Higgsfield's nano_banana_pro is a lightweight AI video model designed for fast, character-consistent video generation from text prompts, and it handles human motion with surprising accuracy for its weight class. This nano banana pro AI video tutorial walks through the practical workflow from prompt construction to output optimization, based on real production use.
What Is Nano Banana Pro and What Can It Actually Do?
Nano_banana_pro is Higgsfield's flagship video generation model, positioned as a fast-turnaround option for creators who need human-centric video content. The model excels at generating people in motion with natural body mechanics, facial expressions that track with the described action, and consistent character identity across frames. It runs through Higgsfield's platform and API, producing short-form clips suited for social ads, UGC-style content, and character-driven scenes.
Where it stands out compared to heavier models like Kling 3.0 or Runway Gen-4 is speed. You trade some resolution ceiling and complex scene composition for faster generation cycles, which matters when you're iterating on 20 ad variants in an afternoon.
Step-by-Step: Generating Your First Video with Nano Banana Pro
1. Access the model
Sign up at Higgsfield's platform or use the API endpoint. The model identifier is nano_banana_pro. If you're working through the API, specify this model name in your request payload.
2. Structure your prompt for human motion
Nano_banana_pro is built around people. Your prompts should lead with the subject and their action, then layer in environment and mood. A prompt structure that consistently works:
[Subject description] + [specific action] + [environment] + [camera/lighting]
Example prompt: "A woman in her 30s wearing a white linen shirt picks up a coffee cup from a wooden table, smiles slightly, and looks toward the camera. Soft morning light from a window on the left. Medium close-up, shallow depth of field."

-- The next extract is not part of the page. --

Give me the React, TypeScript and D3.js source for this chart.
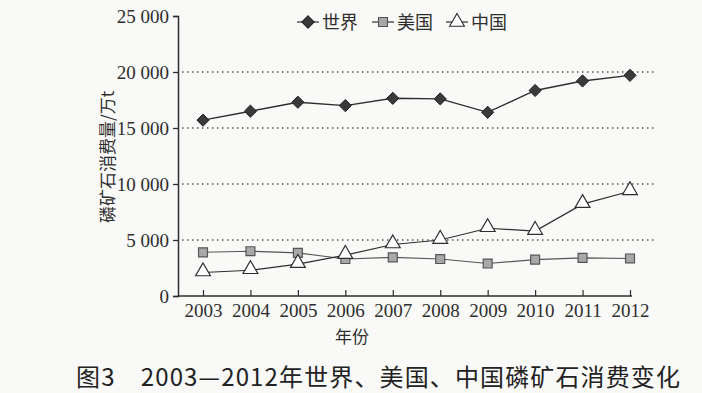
import React, { useEffect, useRef } from 'react';
import * as d3 from 'd3';

const years = ['2003', '2004', '2005', '2006', '2007', '2008', '2009', '2010', '2011', '2012'];
const world = [15700, 16500, 17300, 17000, 17650, 17600, 16400, 18350, 19200, 19700];
const usa = [3900, 4000, 3850, 3300, 3450, 3300, 2900, 3250, 3400, 3350];
const china = [2100, 2300, 2850, 3650, 4600, 5000, 6050, 5800, 8200, 9350];
const yTicks = [0, 5000, 10000, 15000, 20000, 25000];
const seriesNames = ['世界', '美国', '中国'];

const App = () => {
  const ref = useRef<SVGSVGElement>(null);

  useEffect(() => {
    const svg = d3.select(ref.current);
    svg.selectAll('*').remove();

    const width = 702;
    const height = 393;
    const left = 178, right = 632, top = 16, bottom = 296;
    const ink = '#2e2e2e';
    const serif = '"Liberation Serif", "Times New Roman", serif';
    const cjk = '"Noto Sans CJK SC", sans-serif';

    svg.append('rect').attr('width', width).attr('height', height).attr('fill', '#f9f9f7');

    const x = d3.scalePoint().domain(years).range([203, 630]);
    const y = d3.scaleLinear().domain([0, 25000]).range([bottom, top]);

    // dotted grid lines
    svg.append('g')
      .selectAll('line')
      .data(yTicks.filter(d => d > 0 && d < 25000))
      .enter()
      .append('line')
      .attr('x1', left + 4)
      .attr('x2', 655)
      .attr('y1', d => y(d))
      .attr('y2', d => y(d))
      .attr('stroke', '#555')
      .attr('stroke-width', 1.3)
      .attr('stroke-dasharray', '1.5,3.5');

    // y axis
    const yAxis = svg.append('g')
      .attr('transform', `translate(${left},0)`)
      .call(d3.axisLeft(y).tickValues(yTicks).tickSize(5).tickPadding(4)
        .tickFormat(d => d3.format(',')(d as number).replace(',', ' ')));
    yAxis.select('.domain').attr('stroke', ink).attr('stroke-width', 1.5);
    yAxis.selectAll('.tick line').attr('stroke', ink).attr('stroke-width', 1.3);
    yAxis.selectAll('.tick text')
      .attr('fill', ink)
      .style('font-family', serif)
      .style('font-size', '19px');

    // x axis, ticks pointing up
    const xAxis = svg.append('g')
      .attr('transform', `translate(0,${bottom})`)
      .call(d3.axisBottom(x).tickSize(-6).tickSizeOuter(0).tickPadding(8));
    xAxis.select('.domain').attr('d', `M${left},0H${right}`).attr('stroke', ink).attr('stroke-width', 1.5);
    xAxis.selectAll('.tick line').attr('stroke', ink).attr('stroke-width', 1.2);
    xAxis.selectAll('.tick text')
      .attr('fill', ink)
      .style('font-family', serif)
      .style('font-size', '19px');

    const line = d3.line<number>()
      .x((_, i) => x(years[i]) as number)
      .y(d => y(d));

    // world
    svg.append('path').datum(world).attr('d', line).attr('fill', 'none').attr('stroke', ink).attr('stroke-width', 1.4);
    // usa
    svg.append('path').datum(usa).attr('d', line).attr('fill', 'none').attr('stroke', '#555').attr('stroke-width', 1.1);
    // china
    svg.append('path').datum(china).attr('d', line).attr('fill', 'none').attr('stroke', ink).attr('stroke-width', 1.2);

    const diamond = d3.symbol().type(d3.symbolDiamond2).size(95);
    const square = d3.symbol().type(d3.symbolSquare).size(80);
    const triangle = d3.symbol().type(d3.symbolTriangle).size(95);

    const drawMarkers = (data: number[], sym: any, fill: string, stroke: string, sw: number, dy = 0) => {
      svg.append('g')
        .selectAll('path')
        .data(data)
        .enter()
        .append('path')
        .attr('d', sym)
        .attr('transform', (d, i) => `translate(${x(years[i])},${y(d) + dy})`)
        .attr('fill', fill)
        .attr('stroke', stroke)
        .attr('stroke-width', sw);
    };
    drawMarkers(world, diamond, '#3a3a3a', '#222', 1);
    drawMarkers(usa, square, '#a8a8a8', '#555', 1.2);
    drawMarkers(china, triangle, '#fff', ink, 1.2, -1);

    // legend
    const legend = svg.append('g').attr('transform', 'translate(0,22)');
    const items = [
      { x: 297, sym: diamond, fill: '#3a3a3a', stroke: '#222' },
      { x: 372, sym: square, fill: '#a8a8a8', stroke: '#555' },
      { x: 446, sym: triangle, fill: '#fff', stroke: ink },
    ];
    items.forEach((it, i) => {
      legend.append('line').attr('x1', it.x).attr('x2', it.x + 22).attr('y1', 0).attr('y2', 0)
        .attr('stroke', ink).attr('stroke-width', 1.2);
      legend.append('path').attr('d', it.sym).attr('transform', `translate(${it.x + 11},0)`)
        .attr('fill', it.fill).attr('stroke', it.stroke).attr('stroke-width', 1.1);
      legend.append('text').attr('x', it.x + 25).attr('y', 7)
        .text(seriesNames[i])
        .attr('fill', ink)
        .style('font-family', cjk)
        .style('font-size', '18px');
    });

    // y label
    svg.append('text')
      .attr('transform', 'translate(114,157) rotate(-90)')
      .attr('text-anchor', 'middle')
      .attr('fill', ink)
      .style('font-family', cjk)
      .style('font-size', '17px')
      .text('磷矿石消费量/万t');

    // x label
    svg.append('text')
      .attr('x', 352).attr('y', 343)
      .attr('text-anchor', 'middle')
      .attr('fill', ink)
      .style('font-family', cjk)
      .style('font-size', '17px')
      .text('年份');

    // caption
    svg.append('text')
      .attr('x', 76).attr('y', 386)
      .attr('textLength', 604)
      .attr('lengthAdjust', 'spacing')
      .attr('fill', '#222')
      .style('font-family', cjk)
      .style('font-size', '24px')
      .text('图3　2003—2012年世界、美国、中国磷矿石消费变化');
  }, []);

  return <svg ref={ref} width={702} height={393} style={{ position: 'absolute', left: 0, top: 0 }} />;
};

export default App;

Avoid abstract or multi-character compositions. The model handles single-subject scenes with clear physical actions far better than crowd scenes or rapid scene transitions.
3. Set your parameters
Keep these guidelines in mind when configuring generation:
- Duration: Stick to shorter clips (around 4 seconds) for the highest motion coherence. Longer generations increase the chance of limb artifacts.
- Aspect ratio: 9:16 for vertical social content, 16:9 for landscape. The model handles both, but vertical tends to produce tighter framing on faces.
- Seed values: Lock your seed when iterating on prompt wording. This isolates the effect of text changes from random variation, saving you from chasing ghosts.
4. Evaluate and iterate on output
Watch for three things in your first output:
- Hand and finger rendering: Nano_banana_pro handles hands better than many competitors at this model size, but complex hand interactions (typing, gripping small objects) can still produce artifacts. If you see issues, simplify the hand action in your prompt.
- Facial consistency: The model maintains identity well within a single clip. If the face shifts mid-generation, your prompt likely contains conflicting descriptors.
- Motion pacing: Actions described with too many sequential steps in one prompt tend to compress unnaturally. Break complex sequences into separate generations.
5. Post-production integration
The output works well as raw material for ad edits. Export your clips and bring them into your editing timeline alongside other AI-generated or live-action footage. For DTC ad workflows, generating 8 to 12 variants of a spokesperson-style clip and A/B testing them across Meta or TikTok is where this model earns its keep through sheer iteration speed.
When to Use Nano Banana Pro vs. Other Models
For product demos where the object matters more than the person, Kling 3.0 or Runway Gen-4 give you better object detail and physics. For talking-head style content, UGC ad simulations, or any scene built around a single human performing a clear action, nano_banana_pro delivers usable output faster.
If you need synchronized audio with your video, Veo 3 generates native audio alongside the visual track, which nano_banana_pro does not. Plan your audio separately when using Higgsfield.
Common Prompt Mistakes That Waste Generations
Three patterns that consistently produce poor results:
- Overloading with adjectives instead of specifying actions. "Beautiful elegant stunning woman" gives the model less to work with than "woman turns her head to the right and raises one eyebrow."
- Describing camera movement and subject movement simultaneously in complex ways. Pick one dominant motion per generation.
- Leaving the environment vague. "Nice background" means nothing. "White cyclorama studio" or "kitchen with marble countertops" gives the model grounding information it needs for consistent lighting.